Why is the Met Council hiding the cost and completion date of light rail line?
The $2 billion Southwest Light Rail Transit Line is the most expensive public works project ever undertaken in Minnesota. Besides that, it also holds the potential to be the state’s biggest boondoggle, a potential political scandal in the making in the midst of the 2022 election.
Fox 9 News reports the Met Council, the agency overseeing the project, has essentially clammed up, refusing to provide key construction updates on cost and completion date.
Metropolitan Council officials have been overseeing construction of the Southwest Light Rail line for several months without any idea — at least not one they’re willing to say publicly — how long or how much it will cost to finish it.
An updated timeline and cost projection, once expected towards the end of 2021, will now come “sometime in 2022,” Trevor Roy, a project spokesman, told FOX 9. Met Council officials have long acknowledged that the rail line will exceed its original $2 billion budget and estimated 2023 opening. They are now changing tactics to renegotiate the project schedule after criticism from an outside evaluator.
The powerful, unelected agency already admitted months ago to a $200 million spending overrun, prompting nervous DFL legislators tied to support for the controversial line to scurry to get out in front of the likely fallout by calling for more oversight.
The loose timeline, which project officials say is necessary because of the complexity involved with rescheduling construction work, drew criticism from two Minneapolis lawmakers who plan to seek funding for a 2022 audit of the project.
“All we’re asking for is a new cost estimate and a timeline,” said state Rep. Frank Hornstein, a Democrat who chairs the House Transportation Committee. “This should have been communicated to the public, to the Legislature, and anyone who has an interest in this project months ago.”

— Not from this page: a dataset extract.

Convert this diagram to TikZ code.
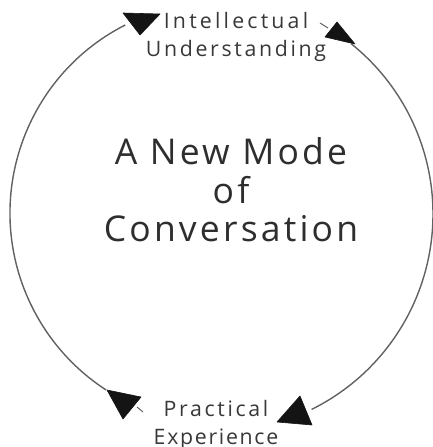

Met Council Chairman Charlie Zelle has declined to make himself available to give an accounting to the media and public. Other agency officials confirm the obvious: that the cost of the line will far exceed original projections. As for the end date? It’s anyone’s guess.
This summer, Southwest Light Rail tapped a $200 million contingency fund from Hennepin County because of cost overruns. When asked in November whether the contingency fund plus the original $2 billion budget will be enough, project manager Jim Alexander was uncertain and said negotiations over the revised construction schedule need to happen first.
“I can’t necessarily tell you that $2.2 billion is going to be enough,” Alexander said. “There will likely be additional costs needed. We don’t have that identified until we get those schedules understood. The costs will follow.”
As cost overruns mount for taxpayers, the Met Council continues to rubber stamp the expensive requests. But some invoices are raising questions over the agency’s management of the process.
Most change orders sail through the appointed Met Council without dissenting votes. Wednesday, the council approved spending up to $220,000 to repair the Minneapolis-owned Currie Maintenance Facility near downtown after light rail construction work damaged the building. Last week, when asked whether the contractor should be on the hook instead of taxpayers, Alexander said it is “still to be determined.”
So no one’s saying how many more hundreds of millions of dollars the Southwest Light Rail Transit Line will ultimately cost, or when it will be completed. Other than that, the Met Council has everything on track. No wonder nervous DFL legislators claim they want the legislative auditor to take a closer look at the troubled line, even if it means turning their backs on the Met Council.